Can zoning reform bring peace to the perennial war between builders and neighborhoods, or will it merely shift the advantage to one side? With developments being reviewed on a faster track, could developers gain the upper hand?

That's precisely what frightens the ZBA's Auspitz, who prefers the current case-by-case system. "The good thing about the ZBA right now is that everybody gets their day in court," he said.

Reformers counter that instead of giving the public a "day in court," they are inviting the public to help make the process new, fairer, more progressive. It's an offer of front-end influence instead of back-end reaction. So far, it seems, many neighborhood advocates seem willing to take that deal.

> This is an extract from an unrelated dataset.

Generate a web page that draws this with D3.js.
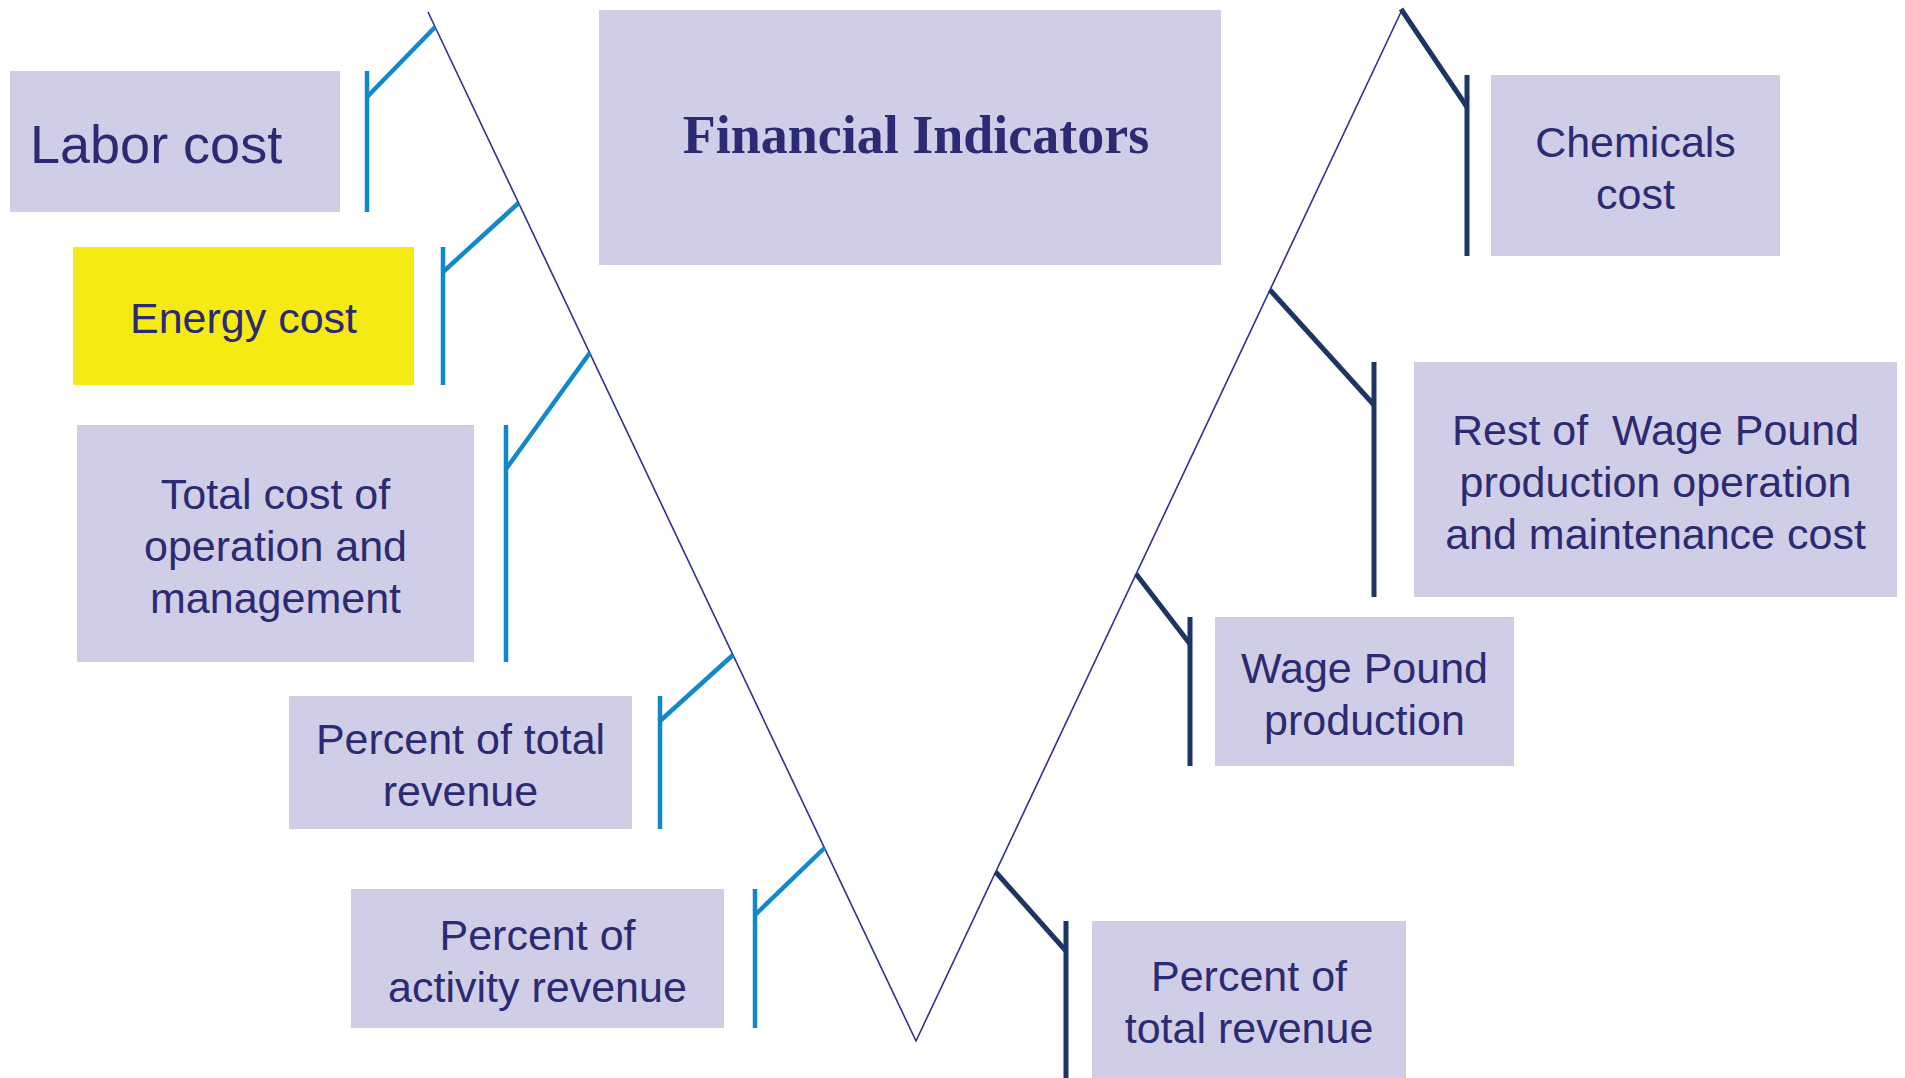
<!DOCTYPE html>
<html>
<head>
<meta charset="utf-8">
<script src="https://cdn.jsdelivr.net/npm/d3@7/dist/d3.min.js"></script>
<style>
  body { margin: 0; background: #fff; }
  text { white-space: pre; }
</style>
</head>
<body>
<div class="graph"></div>
<script>
// Labels of the diagram, left arm (top to bottom) and right arm (top to bottom)
var leftLabels = ["Labor cost", "Energy cost", "Total cost of\noperation and\nmanagement",
    "Percent of total\nrevenue", "Percent of\nactivity revenue"];
var rightLabels = ["Chemicals\ncost", "Rest of  Wage Pound\nproduction operation\nand maintenance cost",
    "Wage Pound\nproduction", "Percent of\ntotal revenue"];
var titleLabel = "Financial Indicators";
var highlighted = ["Energy cost"];

// Layout, in design units of the 1905 x 1078 canvas
var leftBoxes = [[10, 71, 340, 212], [73, 247, 414, 385], [77, 425, 474, 662],
    [289, 696, 632, 829], [351, 889, 724, 1028]];
var rightBoxes = [[1491, 75, 1780, 256], [1414, 362, 1897, 597],
    [1215, 617, 1514, 766], [1092, 921, 1406, 1078]];
var titleBox = [599, 10, 1221, 265];
var vPoints = [[428, 12], [916, 1041], [1401, 12]];
// stem x, join y on the stem, y where the branch meets the V
var leftStems = [[367, 97, 27], [443, 272, 203], [506, 469, 353], [660, 721, 655], [755, 915, 848]];
var rightStems = [[1467, 107, 9], [1374, 405, 290], [1190, 644, 574], [1066, 951, 872]];

var width = 1905, height = 1078;

var x = d3.scaleLinear().domain([0, 1905]).range([0, width]);
var y = d3.scaleLinear().domain([0, 1078]).range([0, height]);

var svg = d3.select(".graph").append("svg")
    .attr("width", width)
    .attr("height", height);

var boxFill = "#d0cee7",
    textColor = "#2c2a72";

// x position on an arm of the V for a given y
function armX(p0, p1, yy) {
    var t = (yy - p0[1]) / (p1[1] - p0[1]);
    return p0[0] + t * (p1[0] - p0[0]);
}

var nodes = [];
leftLabels.forEach(function(d, i) {
    nodes.push({label: d, box: leftBoxes[i], stem: leftStems[i], side: "left"});
});
rightLabels.forEach(function(d, i) {
    nodes.push({label: d, box: rightBoxes[i], stem: rightStems[i], side: "right"});
});

// The boxes
svg.selectAll(".box")
    .data(nodes)
    .enter()
    .append("rect")
    .attr("class", "box")
    .attr("x", function(d) { return x(d.box[0]); })
    .attr("y", function(d) { return y(d.box[1]); })
    .attr("width", function(d) { return x(d.box[2]) - x(d.box[0]); })
    .attr("height", function(d) { return y(d.box[3]) - y(d.box[1]); })
    .style("fill", function(d) { return highlighted.indexOf(d.label) >= 0 ? "#f5eb13" : boxFill; });

// Title box
svg.append("rect")
    .attr("x", x(titleBox[0]))
    .attr("y", y(titleBox[1]))
    .attr("width", x(titleBox[2]) - x(titleBox[0]))
    .attr("height", y(titleBox[3]) - y(titleBox[1]))
    .style("fill", boxFill);

svg.append("text")
    .attr("x", x((titleBox[0] + titleBox[2]) / 2) + 6)
    .attr("y", y(153))
    .attr("text-anchor", "middle")
    .style("font", "bold 54px 'Liberation Serif', 'Times New Roman', serif")
    .style("fill", textColor)
    .text(titleLabel);

// The V line
svg.append("path")
    .attr("d", d3.line().x(function(d) { return x(d[0]); }).y(function(d) { return y(d[1]); })(vPoints))
    .style("fill", "none")
    .style("stroke", "#2e3192")
    .style("stroke-width", 1.6);

// Branches: a vertical stem along the box and a diagonal to the V
var branch = svg.selectAll(".branch")
    .data(nodes)
    .enter()
    .append("g")
    .attr("class", "branch")
    .style("stroke", function(d) { return d.side === "left" ? "#1188c9" : "#1c3562"; })
    .style("stroke-width", function(d) { return d.side === "left" ? 4.5 : 5; })
    .style("fill", "none");

branch.append("line")
    .attr("x1", function(d) { return x(d.stem[0]); })
    .attr("x2", function(d) { return x(d.stem[0]); })
    .attr("y1", function(d) { return y(d.box[1]); })
    .attr("y2", function(d) { return y(d.box[3]); });

branch.append("line")
    .attr("x1", function(d) { return x(d.stem[0]); })
    .attr("y1", function(d) { return y(d.stem[1]); })
    .attr("x2", function(d) {
        var arm = d.side === "left" ? [vPoints[0], vPoints[1]] : [vPoints[1], vPoints[2]];
        var yy = Math.max(d.stem[2], 12);
        return x(armX(arm[0], arm[1], yy));
    })
    .attr("y2", function(d) { return y(d.stem[2]); });

// Box labels
nodes.forEach(function(d) {
    var lines = d.label.split("\n");
    var big = d.label === "Labor cost";
    var fs = big ? 54 : 43, lh = 52;
    var cy = (d.box[1] + d.box[3]) / 2;
    var t = svg.append("text")
        .attr("text-anchor", big ? "start" : "middle")
        .style("font-family", "'Liberation Sans', Arial, sans-serif")
        .style("font-size", fs + "px")
        .style("fill", textColor);
    lines.forEach(function(line, i) {
        t.append("tspan")
            .attr("x", big ? x(d.box[0] + 20) : x((d.box[0] + d.box[2]) / 2))
            .attr("y", y(cy + (i - (lines.length - 1) / 2) * lh + fs * 0.716 / 2 + 2))
            .text(line);
    });
});
</script>
</body>
</html>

A huge question: How will district Council members react to zoning reform? The outdated zoning code, combined with the traditions of councilmanic prerogative, has given members virtual veto power over projects in their districts. This is a huge part of their political clout. Will they give up any of that to create fairer, clearer zoning rules?

A second concern is clarity of mission. For most cities, the code-and-map reform procedure is preceded by another key step: a citywide plan. Philadelphia has only the beginnings of such a plan. ZCC members are looking at the "11 Principles" produced by Chicago planners for guidance. Covering issues from job growth to sign clutter, the Chicago principles are pretty good.

Now, commission members may have another solid planning document to use as a touchstone. It comes from Michael Nutter, who last spring came out with a little-noticed "Nutter Plan for Zoning and Planning Reform."

Nutter's "10 Principles" incorporate the latest in zoning wisdom: walkable neighborhoods, lively streets, and development that is contextual, sustainable, transit-oriented, mixed-use, and open to all income levels. Combined with his recent promises to elevate the underpowered Planning Commission and develop the Delaware riverfront, it is easy to imagine a new era for urbanism in Philadelphia.

Zoning and planning reform may not be the sexiest issue, but it is one on which the future of the city, and the success of Nutter's tenure, if he is elected mayor, will hinge.